For its more than embarrassing password disclosures, the LinkedIn business network has been nominated for the "Most Epic Fail" award: "What has 2,500 employees, over 90 million users, no CSO, and hates salt?" The jury also mocks a network supplier who incorporated the private root key for SSH access in firmware that is plainly visible on the net: "For FAIL, press F5". The nomination of the entire anti-virus industry wasn't even deemed to need an explanation. No wonder, considering the fact that AV icon Mikko Hypponen recently admitted that the entire industry has failed.
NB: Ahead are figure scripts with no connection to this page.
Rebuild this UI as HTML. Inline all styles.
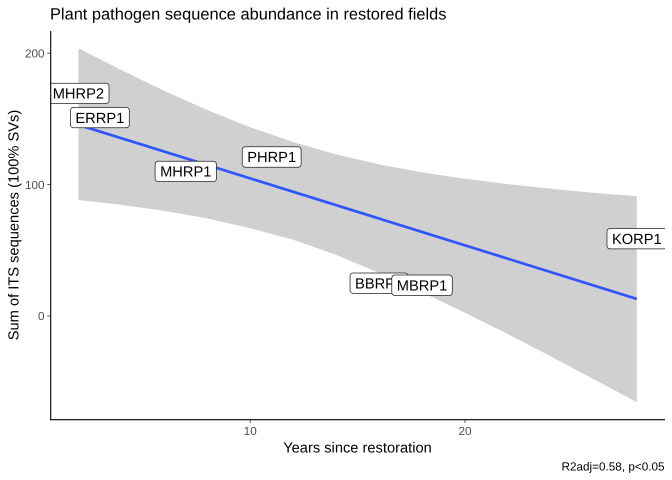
<!DOCTYPE html>
<html lang="en">
<head>
<meta charset="utf-8">
<title>Plant pathogen sequence abundance in restored fields</title>
<style>
html,body{margin:0;padding:0;background:#fff;}
svg{display:block;font-family:"Liberation Sans",Arial,sans-serif;text-rendering:geometricPrecision;}
</style>
</head>
<body>
<svg id="chart" xmlns="http://www.w3.org/2000/svg" width="672" height="480" viewBox="0 0 672 480">
  <defs>
    <clipPath id="panel-clip"><rect x="50.5" y="31" width="614.5" height="389"></rect></clipPath>
  </defs>
  <rect x="0" y="0" width="672" height="480" fill="#fff"></rect>
  <g id="panel" clip-path="url(#panel-clip)"></g>
  <g id="axes"></g>
  <text x="50" y="19.5" font-size="16.4" fill="#000">Plant pathogen sequence abundance in restored fields</text>
  <text x="357.5" y="452.3" font-size="14.67" text-anchor="middle" fill="#000">Years since restoration</text>
  <text transform="translate(18.3,225) rotate(-90)" font-size="14.67" text-anchor="middle" fill="#000">Sum of ITS sequences (100% SVs)</text>
  <text x="664.5" y="470.7" font-size="11.73" text-anchor="end" fill="#000">R2adj=0.58, p&lt;0.05</text>
</svg>
<script>
const xTicks = [10, 20];
const yTicks = [0, 100, 200];
const bandYears = [2, 4, 6, 8, 10, 12, 14, 16, 18, 20, 22, 24, 26, 28];
const bandUpper = [203.8, 187.2, 171.3, 156.8, 143.7, 132.4, 123, 115.4, 109.3, 104.5, 100.4, 96.8, 93.7, 91.2];
const bandLower = [88.2, 84.6, 80, 74.3, 66.8, 58, 46.5, 32.8, 18.1, 2.5, -13.8, -30.8, -48.1, -65.6];
const fitYears = [2, 28];
const fitValues = [145.5, 13];
const siteNames = ['MHRP2', 'ERRP1', 'MHRP1', 'PHRP1', 'BBRP1', 'MBRP1', 'KORP1'];
const siteYears = [2, 3, 7, 11, 16, 18, 28];
const siteValues = [169.4, 151, 110, 121, 25, 23.4, 58.8];

const NS = 'http://www.w3.org/2000/svg';
const xScale = function (v) { return 250.2 + (v - 10) * 21.48; };
const yScale = function (v) { return 316 - v * 1.314; };
const panel = document.getElementById('panel');
const axes = document.getElementById('axes');

function make(tag, parent, attrs) {
  const el = document.createElementNS(NS, tag);
  Object.keys(attrs).forEach(function (k) { el.setAttribute(k, attrs[k]); });
  parent.appendChild(el);
  return el;
}

const upperPts = bandYears.map(function (x, i) { return xScale(x).toFixed(1) + ',' + yScale(bandUpper[i]).toFixed(1); });
const lowerPts = bandYears.map(function (x, i) { return xScale(x).toFixed(1) + ',' + yScale(bandLower[i]).toFixed(1); }).reverse();
const band = make('polygon', panel, { points: upperPts.concat(lowerPts).join(' '), fill: '#d0d0d0' });



const fit = make('line', panel, {
  x1: xScale(fitYears[0]), y1: yScale(fitValues[0]),
  x2: xScale(fitYears[1]), y2: yScale(fitValues[1]),
  stroke: '#2f55ff', 'stroke-width': 2.7
});



siteNames.forEach(function (name, i) {
  const cx = xScale(siteYears[i]);
  const cy = yScale(siteValues[i]);
  const g = make('g', panel, {});
  
  
  const box = make('rect', g, { y: cy - 10.2, height: 20.4, rx: 3, ry: 3, fill: '#fff', stroke: '#222', 'stroke-width': 0.75 });
  
  
  const t = make('text', g, { x: cx, y: cy + 5.2, 'font-size': 14.67, 'text-anchor': 'middle', fill: '#000' });
  
  
  t.textContent = name;
  const w = t.getComputedTextLength() + 10;
  box.setAttribute('x', cx - w / 2);
  box.setAttribute('width', w);
});

const yAxisLine = make('line', axes, { x1: 50.7, y1: 31, x2: 50.7, y2: 420.2, stroke: '#000', 'stroke-width': 1.1 });


const xAxisLine = make('line', axes, { x1: 50.2, y1: 419.7, x2: 665, y2: 419.7, stroke: '#000', 'stroke-width': 1.1 });



xTicks.forEach(function (v) {
  const px = xScale(v);
  const tick = make('line', axes, { x1: px, y1: 420, x2: px, y2: 423, stroke: '#333', 'stroke-width': 0.8 });
  
  
  const label = make('text', axes, { x: px, y: 435.2, 'font-size': 11.73, 'text-anchor': 'middle', fill: '#4D4D4D' });
  
  
  label.textContent = v;
});

yTicks.forEach(function (v) {
  const py = yScale(v);
  const tick = make('line', axes, { x1: 47.3, y1: py, x2: 50.5, y2: py, stroke: '#333', 'stroke-width': 0.8 });
  
  
  const label = make('text', axes, { x: 44.5, y: py + 4.2, 'font-size': 11.73, 'text-anchor': 'end', fill: '#4D4D4D' });
  
  
  label.textContent = v;
});
</script>
</body>
</html>
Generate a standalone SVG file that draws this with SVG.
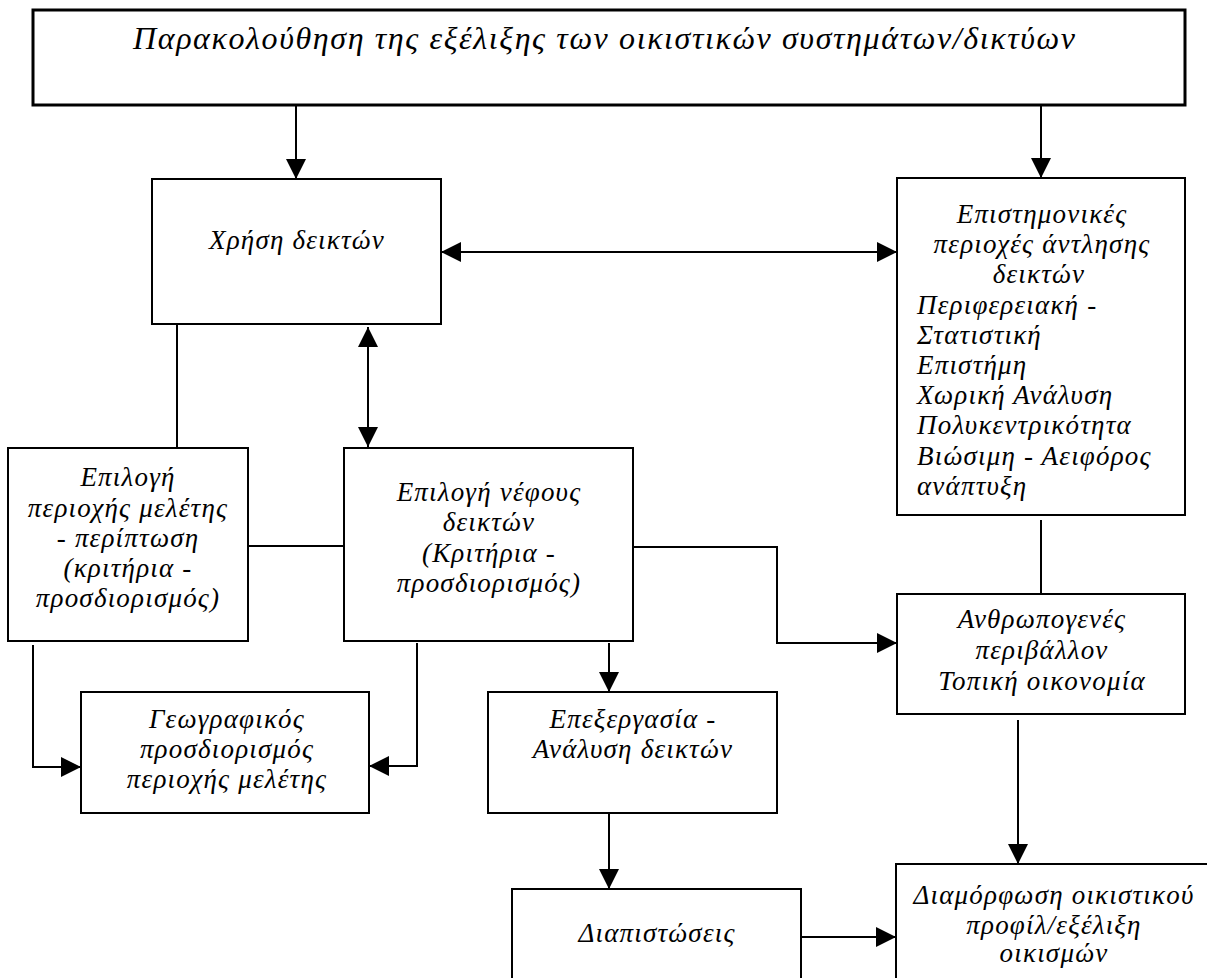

Oracle is well represented in the area of server-side bugs this time: the potential listener in Oracle clusters that the company had known about for 4 years before accidentally disclosing it is competing against the MySQL authentication bypass bug: "I am root, can I log in?" "No?" "How about now?" "Still No?" "Now?" "Thank you!". Its recently publicised decision not to fix the "Evil Listener" bug also makes Oracle a top contender for the "Lamest Vendor Response" category, but the candidates for this award haven't been announced yet.

Pinkie Pie
Pinkie Pie has a clear advantage
Source: Alex4nder02
Glamour abounds in the client-side bug category, where rock star Charlie Miller is nervously contemplating whether the iOS bug that allowed code to be injected and caused him to be excluded from Apple's developer programme will be worth an award. Experts think that his chances are slim.

The author of the competing Chrome exploit has in his favour the fact that he cunningly linked a total of 6 security holes to hijack Chrome and scoop $60,000 – but there is also another, less technical aspect: how could Charlie ever hope to successfully compete against Pinkie Pie at the Pwnie Awards?